■ **Code that draws figures**:

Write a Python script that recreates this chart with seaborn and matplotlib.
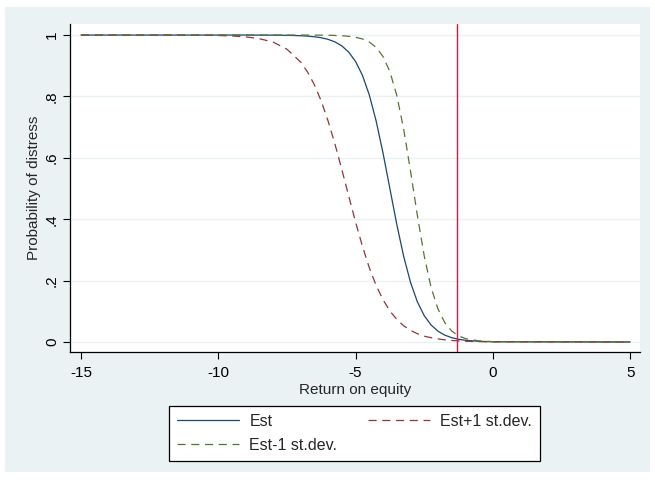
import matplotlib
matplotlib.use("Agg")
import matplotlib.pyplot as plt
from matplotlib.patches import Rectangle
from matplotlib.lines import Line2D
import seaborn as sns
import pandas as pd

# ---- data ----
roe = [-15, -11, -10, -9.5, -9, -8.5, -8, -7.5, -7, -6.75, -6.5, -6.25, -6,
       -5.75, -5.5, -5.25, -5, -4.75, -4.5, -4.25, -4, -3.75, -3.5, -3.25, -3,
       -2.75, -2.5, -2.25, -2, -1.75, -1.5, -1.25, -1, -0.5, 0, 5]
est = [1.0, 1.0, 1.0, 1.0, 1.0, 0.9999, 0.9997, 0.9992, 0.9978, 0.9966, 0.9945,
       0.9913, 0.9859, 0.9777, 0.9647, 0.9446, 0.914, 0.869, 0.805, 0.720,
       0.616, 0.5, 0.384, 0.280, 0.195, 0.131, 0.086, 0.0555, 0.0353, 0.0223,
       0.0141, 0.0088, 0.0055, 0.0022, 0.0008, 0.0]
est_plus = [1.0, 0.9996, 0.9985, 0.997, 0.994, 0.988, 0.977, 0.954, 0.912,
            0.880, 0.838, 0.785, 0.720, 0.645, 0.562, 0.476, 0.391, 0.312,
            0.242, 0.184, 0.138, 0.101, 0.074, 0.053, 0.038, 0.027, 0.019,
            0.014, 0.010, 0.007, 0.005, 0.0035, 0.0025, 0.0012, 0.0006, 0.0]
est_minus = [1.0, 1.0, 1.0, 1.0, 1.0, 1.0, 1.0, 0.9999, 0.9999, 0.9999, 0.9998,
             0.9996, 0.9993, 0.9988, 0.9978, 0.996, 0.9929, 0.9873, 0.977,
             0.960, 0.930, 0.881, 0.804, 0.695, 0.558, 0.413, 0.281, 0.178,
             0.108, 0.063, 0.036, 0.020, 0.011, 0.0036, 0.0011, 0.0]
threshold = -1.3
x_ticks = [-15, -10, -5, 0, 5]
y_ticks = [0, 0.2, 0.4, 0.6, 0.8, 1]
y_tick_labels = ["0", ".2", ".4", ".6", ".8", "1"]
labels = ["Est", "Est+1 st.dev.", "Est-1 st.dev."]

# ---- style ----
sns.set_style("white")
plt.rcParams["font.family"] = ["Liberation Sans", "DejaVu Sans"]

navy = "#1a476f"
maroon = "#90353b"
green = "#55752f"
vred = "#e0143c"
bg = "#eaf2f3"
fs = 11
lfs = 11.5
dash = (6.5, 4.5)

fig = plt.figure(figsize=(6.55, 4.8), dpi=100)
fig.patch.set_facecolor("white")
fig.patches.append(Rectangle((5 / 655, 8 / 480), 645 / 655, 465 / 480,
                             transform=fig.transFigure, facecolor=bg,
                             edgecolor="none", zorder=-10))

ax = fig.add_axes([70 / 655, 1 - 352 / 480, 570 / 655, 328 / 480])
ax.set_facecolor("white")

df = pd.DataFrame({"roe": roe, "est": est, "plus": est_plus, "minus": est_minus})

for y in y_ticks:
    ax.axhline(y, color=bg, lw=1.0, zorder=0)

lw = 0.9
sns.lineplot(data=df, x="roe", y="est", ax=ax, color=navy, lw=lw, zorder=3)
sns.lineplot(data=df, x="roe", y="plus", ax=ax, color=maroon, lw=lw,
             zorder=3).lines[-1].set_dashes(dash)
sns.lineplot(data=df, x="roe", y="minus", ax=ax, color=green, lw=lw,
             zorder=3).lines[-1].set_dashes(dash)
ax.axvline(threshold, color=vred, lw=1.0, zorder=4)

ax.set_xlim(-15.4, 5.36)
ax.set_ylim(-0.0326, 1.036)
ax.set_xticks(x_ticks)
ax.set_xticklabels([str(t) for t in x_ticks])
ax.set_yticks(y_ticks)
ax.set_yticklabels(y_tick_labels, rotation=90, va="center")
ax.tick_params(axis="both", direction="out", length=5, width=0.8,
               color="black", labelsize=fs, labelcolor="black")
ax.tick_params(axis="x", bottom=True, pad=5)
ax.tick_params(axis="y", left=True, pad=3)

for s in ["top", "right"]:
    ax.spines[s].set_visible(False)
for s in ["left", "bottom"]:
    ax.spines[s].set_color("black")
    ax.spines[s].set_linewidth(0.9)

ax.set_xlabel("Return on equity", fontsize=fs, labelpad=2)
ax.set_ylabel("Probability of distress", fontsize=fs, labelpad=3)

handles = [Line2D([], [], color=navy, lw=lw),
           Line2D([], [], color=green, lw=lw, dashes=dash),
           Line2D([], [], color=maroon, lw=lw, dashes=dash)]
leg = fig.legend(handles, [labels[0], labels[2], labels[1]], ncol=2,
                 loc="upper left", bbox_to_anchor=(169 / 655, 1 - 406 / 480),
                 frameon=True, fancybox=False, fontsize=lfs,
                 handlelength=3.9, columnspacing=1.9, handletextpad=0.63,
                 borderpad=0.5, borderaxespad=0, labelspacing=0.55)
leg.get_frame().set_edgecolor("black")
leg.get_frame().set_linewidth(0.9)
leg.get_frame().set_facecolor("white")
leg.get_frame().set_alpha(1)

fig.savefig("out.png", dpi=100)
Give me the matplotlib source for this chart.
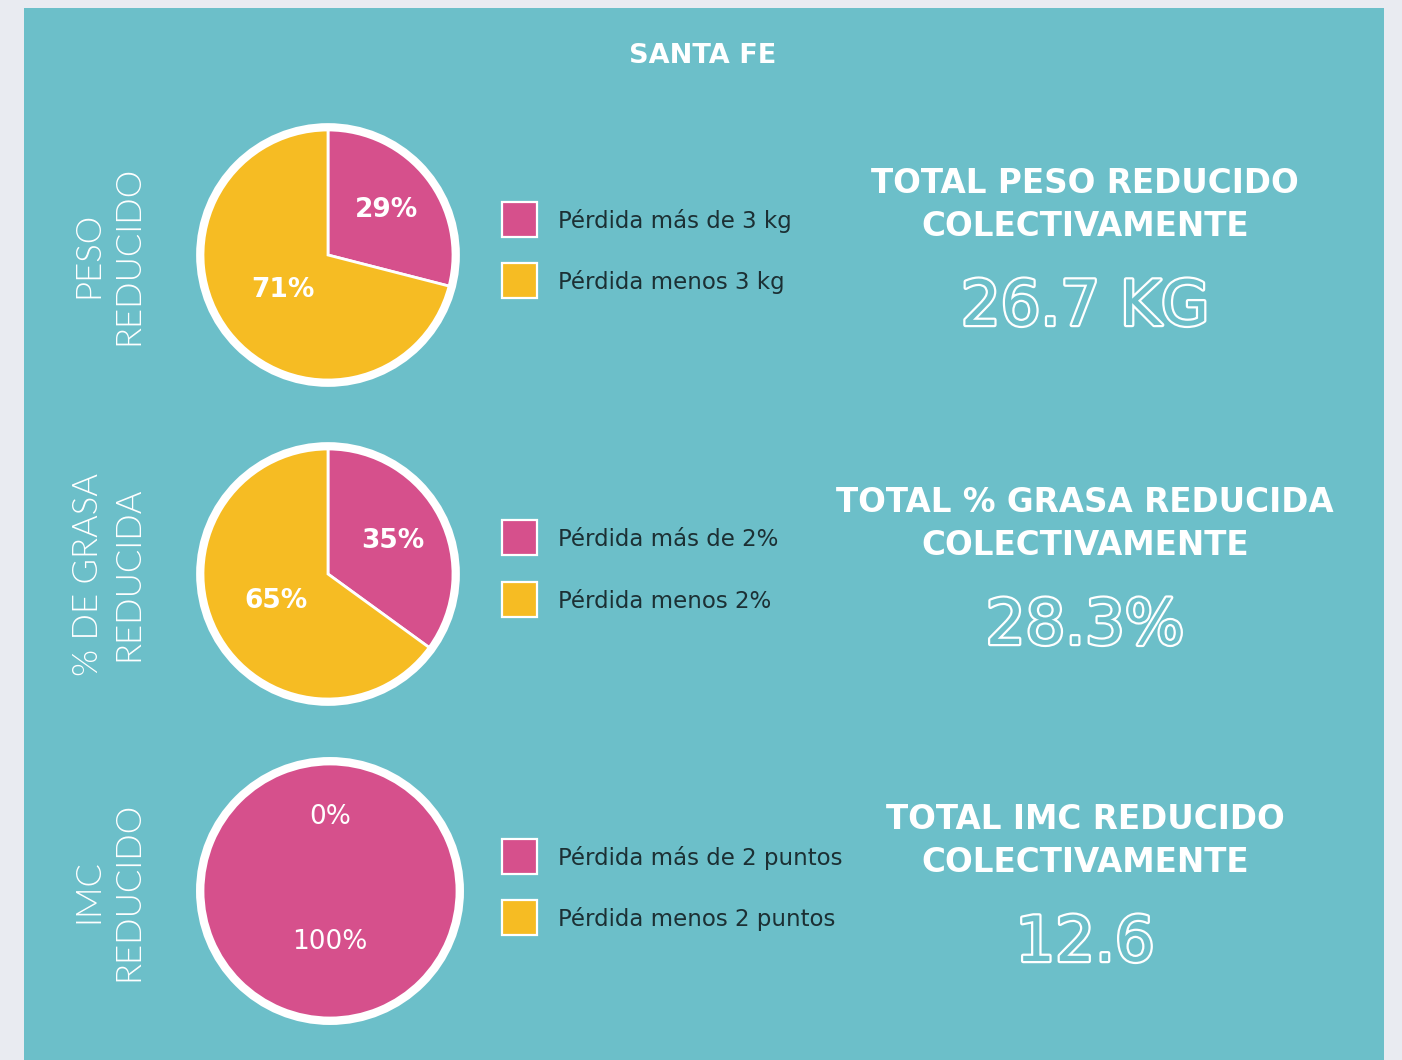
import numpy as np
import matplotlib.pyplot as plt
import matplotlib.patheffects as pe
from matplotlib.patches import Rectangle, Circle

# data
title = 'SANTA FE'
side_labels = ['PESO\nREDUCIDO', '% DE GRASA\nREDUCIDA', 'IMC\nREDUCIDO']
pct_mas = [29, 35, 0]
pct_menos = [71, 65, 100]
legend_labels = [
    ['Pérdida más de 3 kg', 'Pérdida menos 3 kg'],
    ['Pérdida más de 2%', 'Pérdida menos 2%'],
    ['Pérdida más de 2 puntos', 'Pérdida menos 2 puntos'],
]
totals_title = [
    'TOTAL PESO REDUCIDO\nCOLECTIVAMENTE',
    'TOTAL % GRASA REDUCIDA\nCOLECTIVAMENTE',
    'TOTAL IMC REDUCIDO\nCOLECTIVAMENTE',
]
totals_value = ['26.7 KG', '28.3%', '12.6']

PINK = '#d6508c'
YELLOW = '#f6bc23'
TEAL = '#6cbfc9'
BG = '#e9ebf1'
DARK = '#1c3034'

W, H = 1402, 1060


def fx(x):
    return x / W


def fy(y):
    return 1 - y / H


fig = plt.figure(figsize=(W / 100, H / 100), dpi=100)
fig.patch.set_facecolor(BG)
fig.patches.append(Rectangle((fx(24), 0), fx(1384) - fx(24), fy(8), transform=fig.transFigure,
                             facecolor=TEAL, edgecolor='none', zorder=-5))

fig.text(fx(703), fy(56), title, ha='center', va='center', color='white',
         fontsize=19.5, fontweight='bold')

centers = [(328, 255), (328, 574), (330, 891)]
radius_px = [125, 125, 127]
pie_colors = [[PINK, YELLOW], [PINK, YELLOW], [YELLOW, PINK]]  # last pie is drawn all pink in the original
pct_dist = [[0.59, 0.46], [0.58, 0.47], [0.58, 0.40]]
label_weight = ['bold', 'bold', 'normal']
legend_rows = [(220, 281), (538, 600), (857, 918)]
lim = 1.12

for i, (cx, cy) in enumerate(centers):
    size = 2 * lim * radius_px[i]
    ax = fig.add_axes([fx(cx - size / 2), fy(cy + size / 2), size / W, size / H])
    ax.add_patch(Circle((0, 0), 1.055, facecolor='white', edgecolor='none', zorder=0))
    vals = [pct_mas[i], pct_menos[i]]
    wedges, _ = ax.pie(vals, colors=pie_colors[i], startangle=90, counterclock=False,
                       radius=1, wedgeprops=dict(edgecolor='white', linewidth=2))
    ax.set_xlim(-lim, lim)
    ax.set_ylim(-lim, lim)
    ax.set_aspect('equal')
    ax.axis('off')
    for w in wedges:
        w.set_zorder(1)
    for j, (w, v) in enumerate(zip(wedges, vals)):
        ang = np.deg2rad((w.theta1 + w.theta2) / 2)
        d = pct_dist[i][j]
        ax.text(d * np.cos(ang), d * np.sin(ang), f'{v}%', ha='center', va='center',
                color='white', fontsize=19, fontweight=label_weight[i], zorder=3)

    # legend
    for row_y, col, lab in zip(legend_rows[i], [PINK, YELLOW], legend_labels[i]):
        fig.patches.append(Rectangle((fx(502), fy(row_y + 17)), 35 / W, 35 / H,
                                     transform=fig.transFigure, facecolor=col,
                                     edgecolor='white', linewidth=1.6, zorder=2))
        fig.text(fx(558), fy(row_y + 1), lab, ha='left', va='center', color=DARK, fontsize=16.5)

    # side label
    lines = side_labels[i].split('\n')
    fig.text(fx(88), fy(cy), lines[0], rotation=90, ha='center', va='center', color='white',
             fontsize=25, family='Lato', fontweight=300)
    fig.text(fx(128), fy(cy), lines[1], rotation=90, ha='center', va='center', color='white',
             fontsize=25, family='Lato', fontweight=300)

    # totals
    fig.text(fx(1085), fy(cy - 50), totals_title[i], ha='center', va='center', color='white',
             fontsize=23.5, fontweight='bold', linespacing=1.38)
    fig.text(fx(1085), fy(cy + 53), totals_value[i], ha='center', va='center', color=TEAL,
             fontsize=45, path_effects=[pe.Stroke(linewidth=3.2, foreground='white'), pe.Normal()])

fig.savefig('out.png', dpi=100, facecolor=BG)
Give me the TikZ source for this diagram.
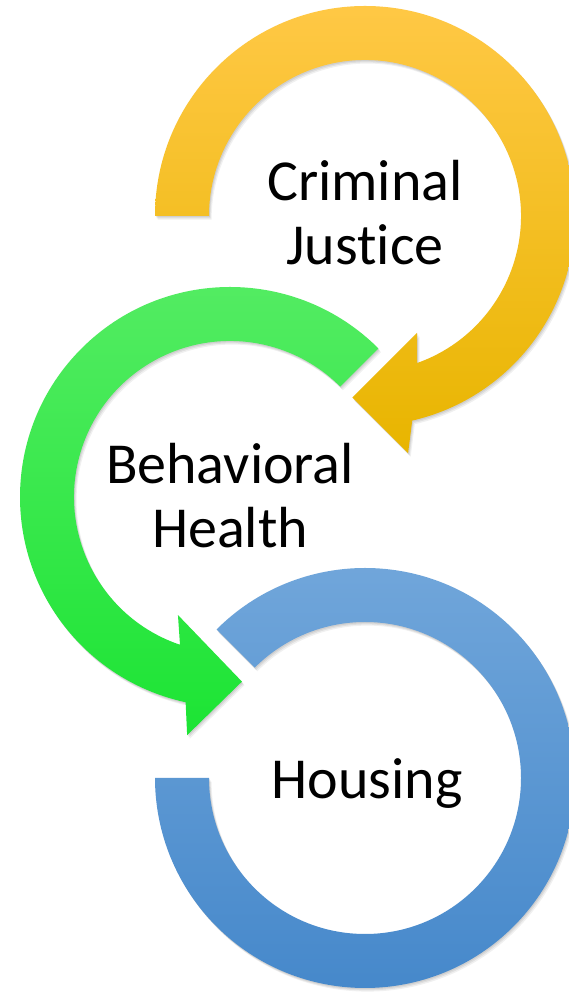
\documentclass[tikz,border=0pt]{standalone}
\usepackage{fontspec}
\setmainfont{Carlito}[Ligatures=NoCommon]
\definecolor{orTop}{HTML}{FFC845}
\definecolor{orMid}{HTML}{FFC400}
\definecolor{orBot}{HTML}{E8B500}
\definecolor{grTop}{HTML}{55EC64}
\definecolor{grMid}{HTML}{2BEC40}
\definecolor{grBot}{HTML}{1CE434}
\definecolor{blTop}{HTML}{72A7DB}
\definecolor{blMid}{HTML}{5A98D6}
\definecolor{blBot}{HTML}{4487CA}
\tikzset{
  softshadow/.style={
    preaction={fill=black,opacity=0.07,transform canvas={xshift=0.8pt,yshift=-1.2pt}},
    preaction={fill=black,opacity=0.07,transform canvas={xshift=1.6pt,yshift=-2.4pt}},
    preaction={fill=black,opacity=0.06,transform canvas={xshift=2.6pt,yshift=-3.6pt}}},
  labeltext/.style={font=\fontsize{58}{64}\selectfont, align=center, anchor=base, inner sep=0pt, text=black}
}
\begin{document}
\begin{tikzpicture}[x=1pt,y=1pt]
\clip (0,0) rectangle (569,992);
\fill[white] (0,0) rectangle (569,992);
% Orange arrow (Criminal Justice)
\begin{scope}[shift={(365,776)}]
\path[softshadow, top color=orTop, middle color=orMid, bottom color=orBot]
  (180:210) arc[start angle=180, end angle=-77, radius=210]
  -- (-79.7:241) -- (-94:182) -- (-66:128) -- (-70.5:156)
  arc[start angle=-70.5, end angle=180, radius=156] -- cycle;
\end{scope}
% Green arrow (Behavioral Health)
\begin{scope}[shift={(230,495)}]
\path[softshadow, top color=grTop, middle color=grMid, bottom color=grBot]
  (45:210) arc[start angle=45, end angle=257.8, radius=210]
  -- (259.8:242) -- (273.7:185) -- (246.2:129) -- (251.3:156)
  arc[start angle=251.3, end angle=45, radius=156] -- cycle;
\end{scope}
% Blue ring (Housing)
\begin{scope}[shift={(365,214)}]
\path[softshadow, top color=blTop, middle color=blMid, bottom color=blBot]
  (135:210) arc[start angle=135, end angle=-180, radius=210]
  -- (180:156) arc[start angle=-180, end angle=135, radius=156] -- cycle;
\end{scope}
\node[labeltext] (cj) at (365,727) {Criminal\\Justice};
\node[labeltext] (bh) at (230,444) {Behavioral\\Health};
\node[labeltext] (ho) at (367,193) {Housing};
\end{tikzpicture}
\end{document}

■ **Exercise brief**: The lines from the top of the data above through the one holding "import pandas as pd" are to be repeated exactly, and only those, with no pictures.

■ **Solution to this exercise**:
Write a Python script that recreates this chart with seaborn and matplotlib.
import matplotlib
matplotlib.use("Agg")
import matplotlib.pyplot as plt
from matplotlib.patches import Rectangle
from matplotlib.lines import Line2D
import seaborn as sns
import pandas as pd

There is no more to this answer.